The rot, as far as our language is concerned, started after the annexation of the Punjab by the British in mid nineteenth century. The British colonial administration deliberately demolished the vast network of indigenous system of education. The use of the Punjabi, the Persian and the Sanskrit was almost banned in the new European type schools set up by the colonialists where English was adopted as medium of instruction for upper class and Urdu for middle and lower classes.
Soon after the demolition of old educational infra structure, Punjabis were declared illiterate and ill cultured as Dr GW Leitner, one of the most celebrated linguists and educationists, pointed out in his famous survey known as `A report on education in the Punjab`.

According to Leitner`s findings Punjab was not only most literate in the entire subcontinent but also had the highest female literacy rate. The colonial officials were so hostile to the indigenous education imparted in the independent Punjab that after the occupation, an incentive oriented public order was issued which declared that a person who returned his sword would get prize of one `Anna` and the one who re-turned `Punjabi Qaida`(primer) would be rewarded with six `Annas` After the emergence of Pakistan, muddled vision of culture and language further confounded the issue. Linguistic and cultural diversity of the country was perceived to be a threat to the ill conceived notion of national unity.

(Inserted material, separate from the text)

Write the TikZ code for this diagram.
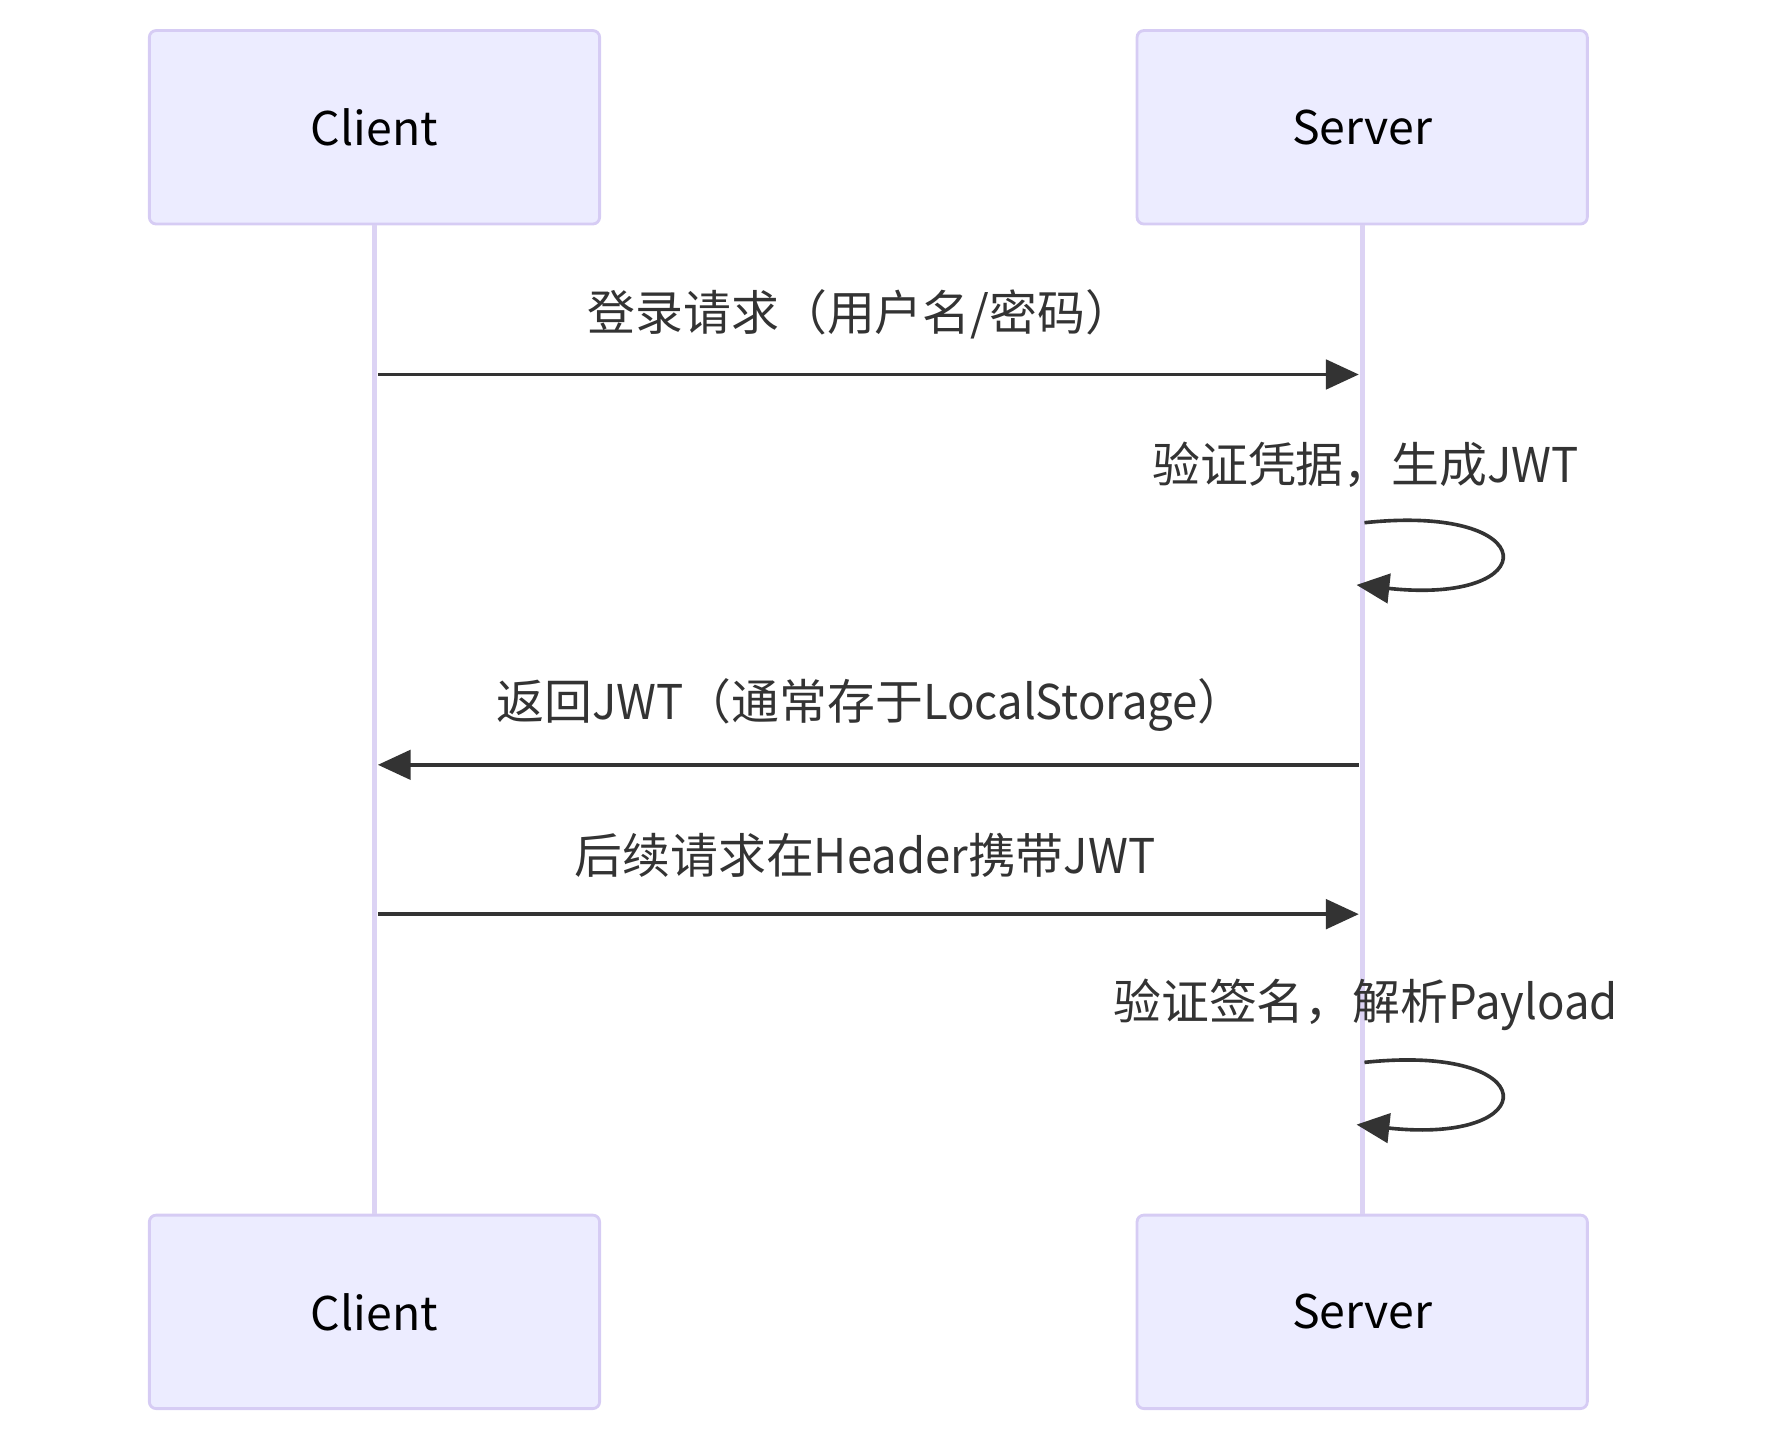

The Bengalis, who spearheaded the Pakistan movement, were the first to debunk the newly invented myth of monolithic uniformity that denied the rich diversity of the federating units of the country. They rose in protest and got their language recognized as one of the national languages.

Sindh declared Sindhi its official language. Punjab, Balochistanand Khyber Pakhtunkhwa pretended as if no such issue ever existed in their territories. It is only recently that the government of KPK introduced the teaching of various languages spoken by the people in its area.

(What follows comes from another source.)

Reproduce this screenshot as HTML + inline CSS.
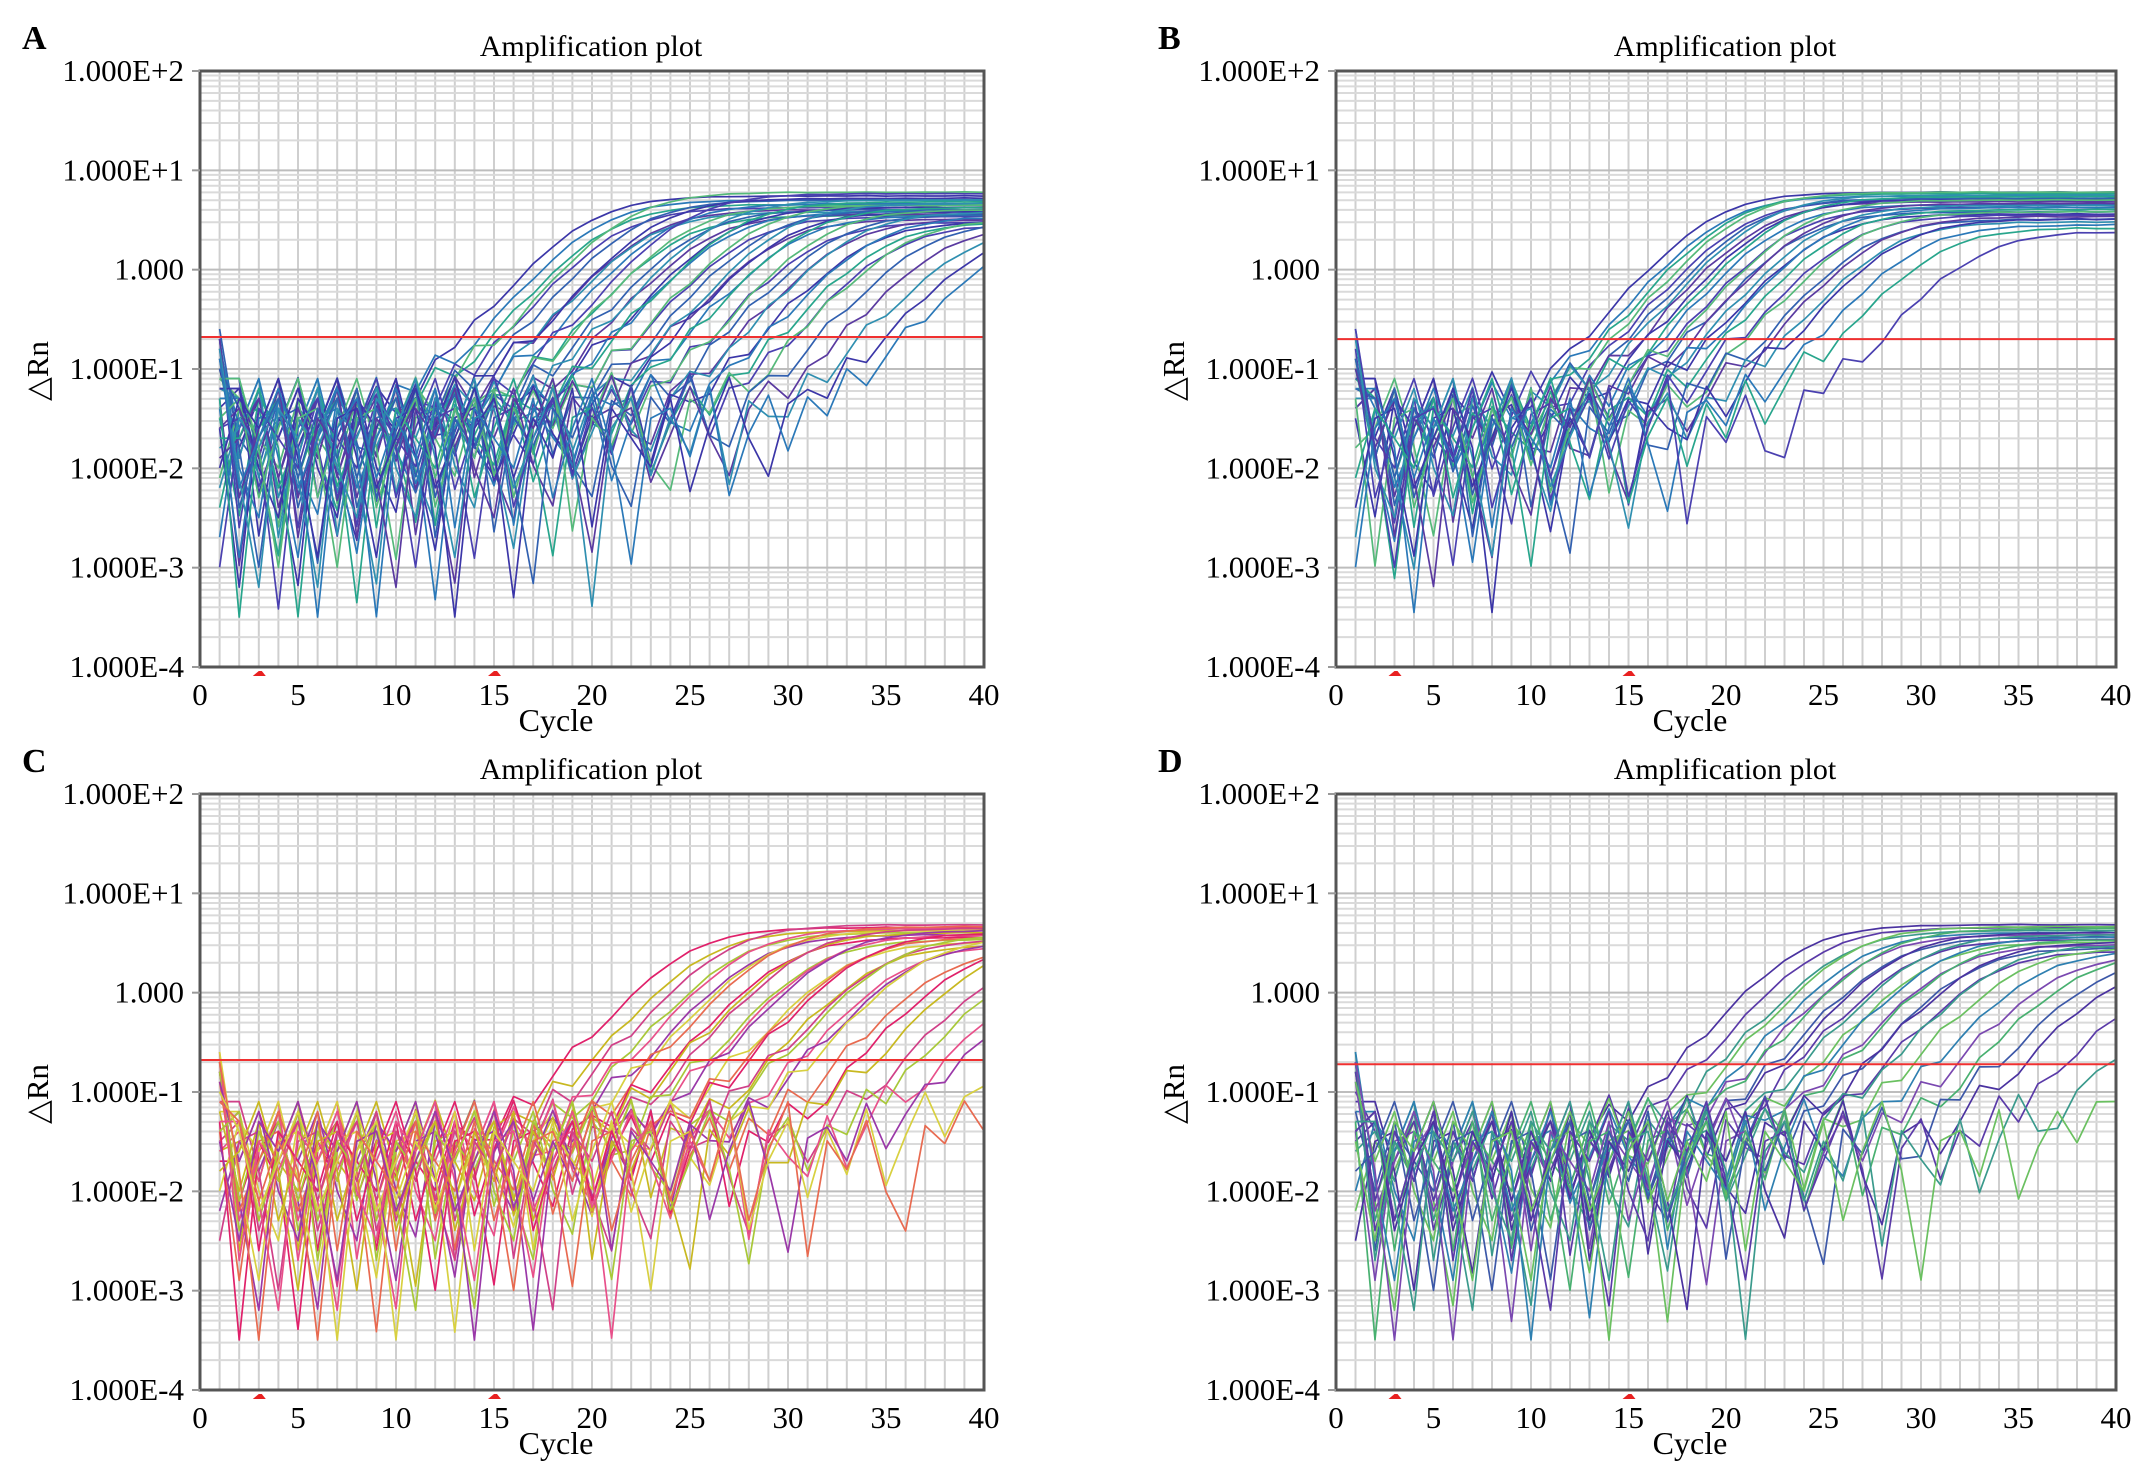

As a result of the struggle waged by Punjab`s writers and intellectuals against all odds the department of Punjabi language and literature was established in mid 1970s at the Punjab University. With the passage of time subject of Punjabi literature was offered at BA and FA level that attracted a huge number of students though a few teachers were appointed to meet the requirement. The teachers of other subjects voluntarily offered their services to teach the language and literature to the great delight of the students who opted for the subject.

Sadly top to down approach was adopted which was lopsided to say the least. It should have been other way round. Pakistan Punjabi Adbi Board, a representative cultural body of all the Punjab, brought the situation to the notice of Mr Sethi requesting him to take remedial steps. And steps he took indeed and took very promptly. With no ifs and buts like a culturally conscious intellectual that he is, he approved generous grant for some of the institutions and ordered the immediate release of official ads for the regional newspapers and magazines.

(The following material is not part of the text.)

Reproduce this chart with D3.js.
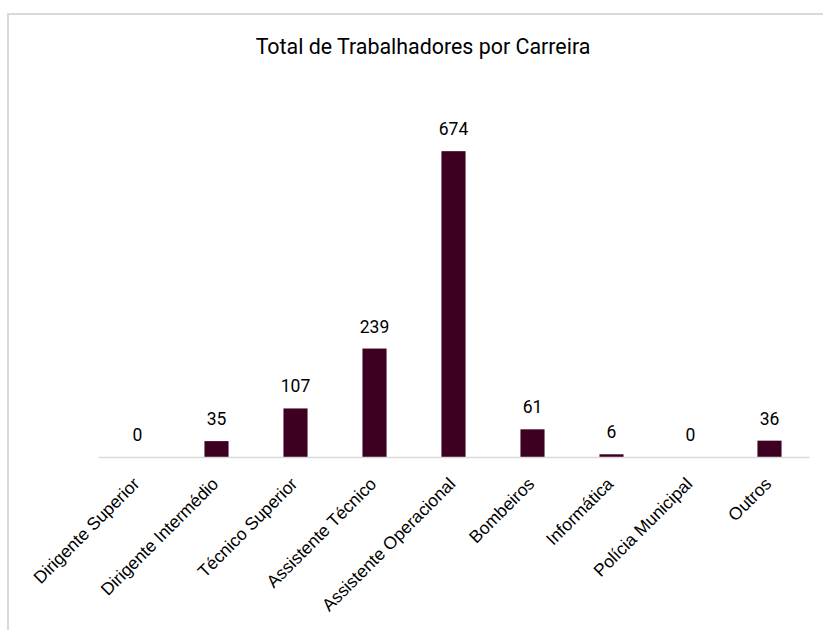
<!DOCTYPE html>
<html><head><meta charset="utf-8">
<script src="https://cdn.jsdelivr.net/npm/d3@7"></script>
<style>body{margin:0;background:#fff}svg{display:block}</style>
</head><body>
<svg id="c" width="823" height="630"></svg>
<script>
const categories = ["Dirigente Superior","Dirigente Intermédio","Técnico Superior","Assistente Técnico","Assistente Operacional","Bombeiros","Informática","Polícia Municipal","Outros"];
const values = [0,35,107,239,674,61,6,0,36];
const title = "Total de Trabalhadores por Carreira";

const svg = d3.select("#c");
svg.append("rect").attr("x",8).attr("y",14).attr("width",830).attr("height",640)
  .attr("fill","#fff").attr("stroke","#d9d9d9").attr("stroke-width",2);

svg.append("text").attr("x",423).attr("y",54).attr("text-anchor","middle")
  .attr("font-family","Roboto").attr("font-size",21.4).attr("fill","#000").text(title);

const x = d3.scaleBand().domain(categories).range([98,809]).paddingInner(0.695).paddingOuter(0.3475);
const y = d3.scaleLinear().domain([0,800]).range([457,94]);

svg.selectAll("rect.bar").data(values).enter().append("rect").attr("class","bar")
  .attr("x",(d,i)=>x(categories[i])).attr("width",x.bandwidth())
  .attr("y",d=>y(d)).attr("height",d=>y(0)-y(d)).attr("fill","#3d0020");

const ax = svg.append("g").attr("transform","translate(0,457)")
  .call(d3.axisBottom(x).tickSize(0).tickSizeOuter(0));
ax.select(".domain").attr("stroke","#d9d9d9").attr("stroke-width",1.3);
ax.selectAll("text").attr("font-family","Liberation Sans, Arial").attr("font-size",17.5).attr("fill","#000")
  .attr("text-anchor","end").attr("dy",0)
  .attr("transform","translate(3,28) rotate(-45)").attr("y",0).attr("x",0);

svg.selectAll("text.val").data(values).enter().append("text").attr("class","val")
  .attr("x",(d,i)=>x(categories[i])+x.bandwidth()/2).attr("y",d=>y(d)-16)
  .attr("text-anchor","middle").attr("font-family","Roboto").attr("font-size",17.5).attr("fill","#000")
  .text(d=>d);
</script>
</body></html>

He also discussed the issue of introducing the teaching of mother language at primary level with the officials concerned. He, to the delight of millions whose language is treated with contempt by the bankrupt elite of the Punjab, expressed himself in Punjabi in some of his public appearances.

Thank you Mr Sethi, you have done Punjab proud.
Nothing less was expected from an intellectual of your caliber.

A verse of Shah Latif, the great poet of Sindh, comes to mind: `Not all humans carry mark of beauty nor all birds are swans / rare are the men who emit the fragrance of spring`. Let us hope, the incoming chief minister, Shahbaz Sharif, will build on what Mr Sethi has done in his short stint. Cultural infrastructure is as important as the material one if human development of holistic nature is the goal.